Daemon allows Ball to prove his innocence in trial by combat, in which Ser Glendon soundly defeats Daemon. By this time, a large army under Bloodraven, who is also the King's Hand, encircles Whitewalls, and Daemon is captured. Dunk and Egg meet Bloodraven, and Egg demands that Bloodraven reward Glendon, Duncan, and the other hedge knights. Gormon Peake is beheaded for treason. For surrendering to Bloodraven without a fight, Lord Butterwell is spared his life and allowed a tenth of his wealth; but his fortress is forfeit to the Iron Throne and torn down. Dunk asks after Daemon's fate; Bloodraven replies that he will be spared and kept as a hostage to prevent the Blackfyres from making him a martyr and crowning his younger brother Haegon instead. Bloodraven, at Egg's request, gives Dunk the gold to ransom his armor. When Egg asks Bloodraven what became of the dragon egg, Bloodraven implies it was taken by an agent of his (thought to be one of the performing dwarfs at the wedding).

===Planned installments===
Martin has said that he would like to write a number of these stories (varying from six to twelve from interview to interview) covering the entire lives of the two central characters, Dunk and Egg.

In 2011, Martin talked about working on a fourth novella, which was originally to be included in the anthology Dangerous Women, and a year after that, the anthology was released (which ended up instead containing The Princess and the Queen, a separate novella in the same A Song of Ice and Fire literary universe), along with a re-release of the three previously published Dunk and Egg tales, which were collected and published in the U.S. by Bantam Spectra as a stand-alone fix-up novel. The working title of the fourth novella was The She-Wolves of Winterfell. As of late 2013, work on the story had been postponed while Martin worked to complete The Winds of Winter. In April 2014, Martin also announced that he had roughed out another Dunk and Egg story with the working title The Village Hero, which would be set in the Riverlands. He noted that he was not sure which of these two would be completed first.
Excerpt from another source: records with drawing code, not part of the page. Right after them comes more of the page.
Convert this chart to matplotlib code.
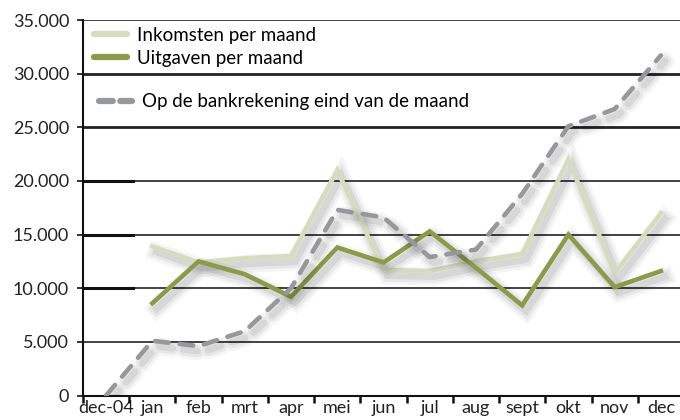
import matplotlib
matplotlib.use("Agg")
import matplotlib.pyplot as plt
import matplotlib.patheffects as pe
from matplotlib.lines import Line2D

categories = ["dec-04", "jan", "feb", "mrt", "apr", "mei", "jun", "jul",
              "aug", "sept", "okt", "nov", "dec"]
inkomsten = [None, 13900, 12400, 12800, 13000, 21000, 11700, 11600,
             12500, 13200, 22000, 11400, 17000]
uitgaven = [None, 8600, 12500, 11300, 9200, 13800, 12400, 15300,
            11900, 8400, 15000, 10100, 11600]
bank = [0, 5100, 4600, 6000, 10000, 17300, 16600, 12900,
        13600, 18800, 25100, 26700, 31700]
y_ticks = [0, 5000, 10000, 15000, 20000, 25000, 30000, 35000]
y_labels = ["0", "5.000", "10.000", "15.000", "20.000", "25.000", "30.000", "35.000"]

labels = ["Inkomsten per maand", "Uitgaven per maand",
          "Op de bankrekening eind van de maand"]

c_ink = "#d6dcc0"
c_uit = "#8a9b4c"
c_bank = "#97989b"

plt.rcParams['font.family'] = ['Lato', 'DejaVu Sans']

fig = plt.figure(figsize=(6.8, 4.2), dpi=100)
ax = fig.add_axes([83 / 680, (420 - 395.5) / 420, 601 / 680, 375.5 / 420])

def shadow():
    return [pe.SimpleLineShadow(offset=(3, -4), shadow_color="k", alpha=0.04, linewidth=13),
            pe.SimpleLineShadow(offset=(3, -4), shadow_color="k", alpha=0.05, linewidth=9),
            pe.SimpleLineShadow(offset=(3, -4), shadow_color="k", alpha=0.07, linewidth=5),
            pe.Normal()]

x = list(range(len(categories)))
xi = [i for i, v in zip(x, inkomsten) if v is not None]
vi = [v for v in inkomsten if v is not None]
xu = [i for i, v in zip(x, uitgaven) if v is not None]
vu = [v for v in uitgaven if v is not None]

l1, = ax.plot(xi, vi, color=c_ink, lw=3.3, solid_joinstyle="miter",
              path_effects=shadow(), zorder=3)
l2, = ax.plot(xu, vu, color=c_uit, lw=3.3, solid_joinstyle="miter",
              path_effects=shadow(), zorder=4)
l3, = ax.plot(x, bank, color=c_bank, lw=3.3, dashes=(3.0, 2.4),
              dash_capstyle="round", path_effects=shadow(), zorder=5)

for yv in y_ticks:
    lw = 2.0 if yv in (25000, 30000) else 1.2
    ax.axhline(yv, color="#222222", lw=lw, zorder=1)
for yv in (10000, 15000, 20000):
    ax.axhline(yv, xmax=0.083, color="#111111", lw=2.2, zorder=1)

ax.set_xlim(-0.5, 12.5)
ax.set_ylim(0, 35000)
ax.set_yticks(y_ticks)
ax.set_yticklabels(y_labels, fontsize=13, color="#222222")
ax.set_xticks(x)
ax.set_xticklabels(categories, fontsize=13, color="#222222")
ax.set_xticks([i - 0.5 for i in range(len(categories))], minor=True)
ax.tick_params(axis="x", which="major", length=0, pad=3)
ax.tick_params(axis="x", which="minor", length=5, width=1.8, color="#111111", direction="out")
ax.tick_params(axis="y", length=4, width=1.2, color="#111111", pad=6)

for s in ("top", "right"):
    ax.spines[s].set_visible(False)
ax.spines["left"].set_color("#111111")
ax.spines["left"].set_linewidth(1.5)
ax.spines["bottom"].set_color("#111111")
ax.spines["bottom"].set_linewidth(1.5)

h1 = Line2D([], [], color=c_ink, lw=4.5, solid_capstyle="round")
h2 = Line2D([], [], color=c_uit, lw=4.5, solid_capstyle="round")
h3 = Line2D([], [], color=c_bank, lw=4.5, dashes=(2.2, 1.2), dash_capstyle="round")
leg1 = ax.legend([h1, h2], labels[:2], loc="upper left", bbox_to_anchor=(0.008, 1.0),
                 frameon=False, fontsize=13.5, handlelength=1.75, handletextpad=0.55,
                 labelspacing=0.32, borderaxespad=0.15, borderpad=0.2)
ax.add_artist(leg1)
ax.legend([h3], labels[2:], loc="upper left", bbox_to_anchor=(0.008, 0.835),
          frameon=False, fontsize=13.5, handlelength=1.75, handletextpad=0.55,
          borderaxespad=0.4, borderpad=0.2)

fig.savefig("out.png", dpi=100)
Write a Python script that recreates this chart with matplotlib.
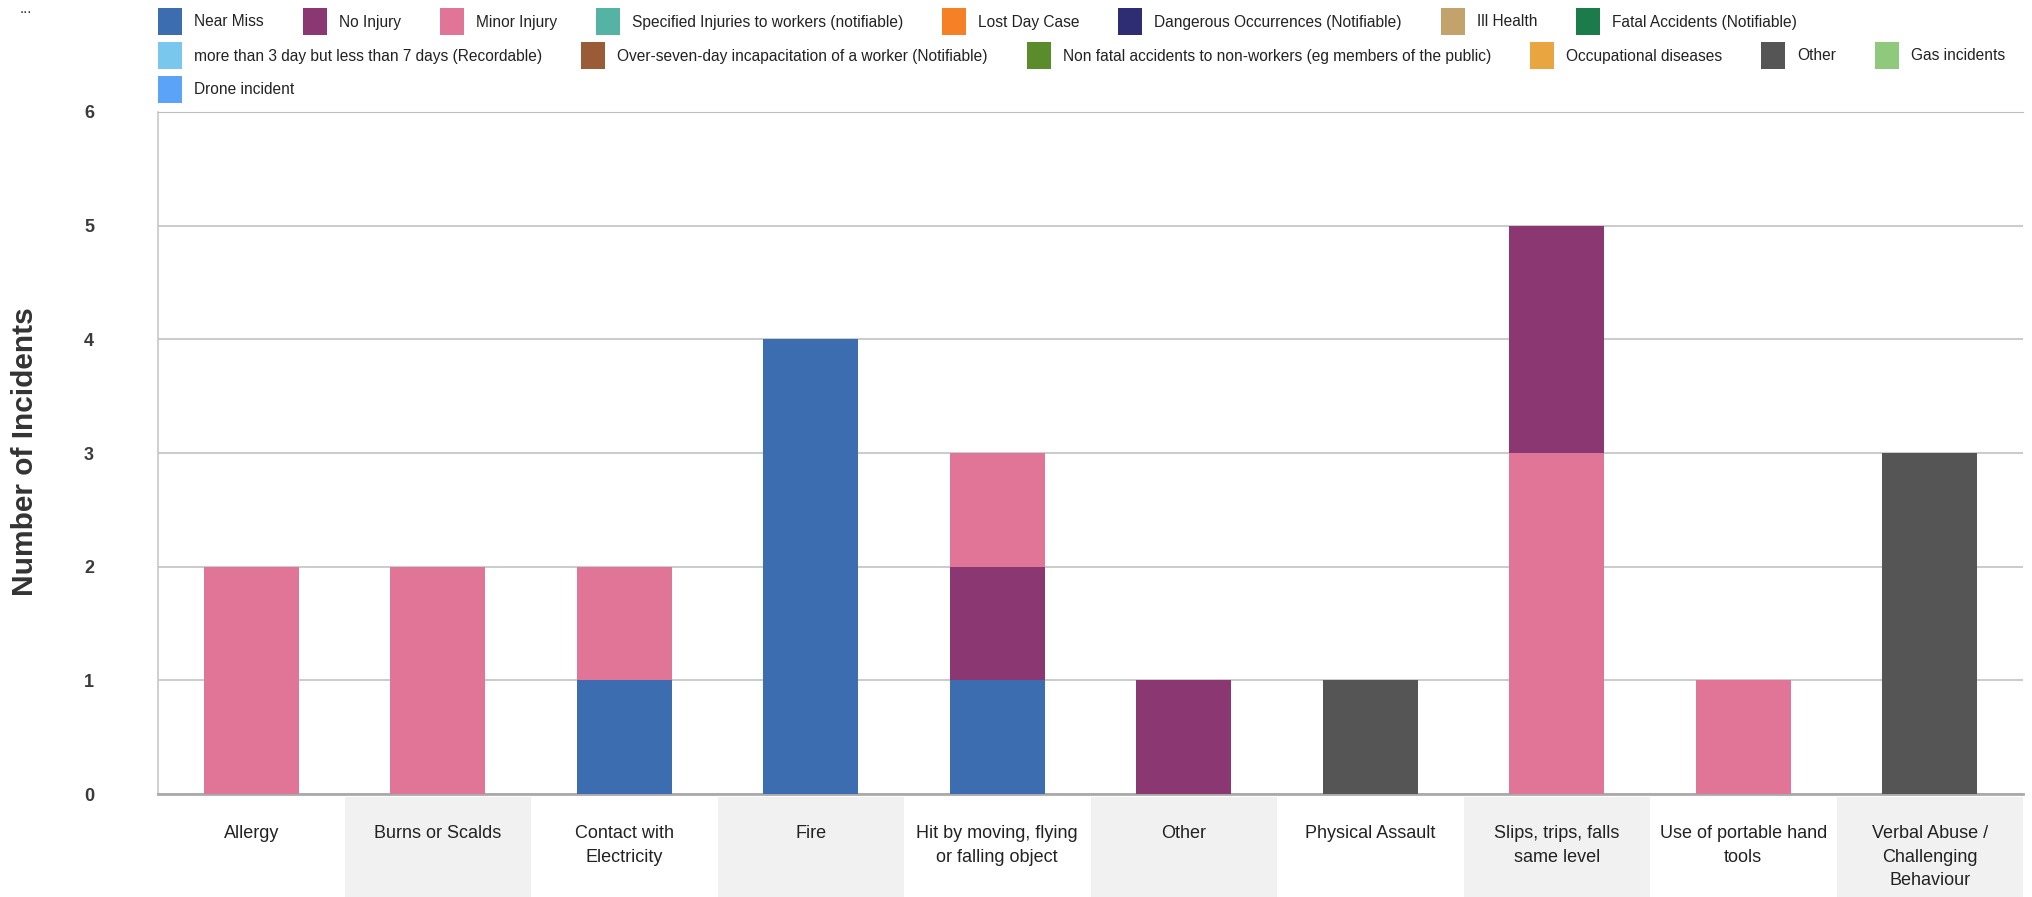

In 2015, Martin noted that in addition to The She-Wolves of Winterfell and The Village Hero, he had notes and fairly specific ideas for a number of further installments, including The Sellsword, The Champion, The Kingsguard, and The Lord Commander, taking the planned series total to as many as nine novellas.

In April 2023, Martin reaffirmed his notion from 2014 that no further Dunk and Egg novellas would be written until after he had finished The Winds of Winter. He affirmed this again in January 2025, this time identifying The Village Hero as the next story to be written. However, in January 2026, he admitted he had tried writing two Dunk and Egg stories at various points in 2025, one set in Winterfell (presumably The She-Wolves of Winterfell) and one set in the Riverlands (presumably The Village Hero).

==Adaptations==
===Graphic novels===
The novellas were adapted as comic books which were reprinted as graphic novels:
- Martin, George R. R. (2005). "The Hedge Knight"
- Martin, George R. R. (2008). "The Sworn Sword"
- Martin, George R. R. (2017). "The Mystery Knight"

===Television series===

Martin wrote in 2014 that film or TV adaptations of the novellas were being discussed. He suggested that because HBO owns the TV rights to the setting of Westeros (if not to the characters of the novellas), it would be preferable to have HBO adapt the novellas as well. On January 21, 2021, Variety reported that an adaptation of the Tales of Dunk and Egg series, a prequel to the events of Game of Thrones, was in early development on HBO. It was given a straight to series order on April 12, 2023. The show stars Peter Claffey and Dexter Sol Ansell as Dunk and Egg, respectively. Filming began in Belfast, Northern Ireland in June 2024. The series premiered on January 18, 2026, on HBO. The first season covers the events of the first novella, The Hedge Knight, while a second season has been confirmed, which will be based on The Sworn Sword and is expected to be released in 2027.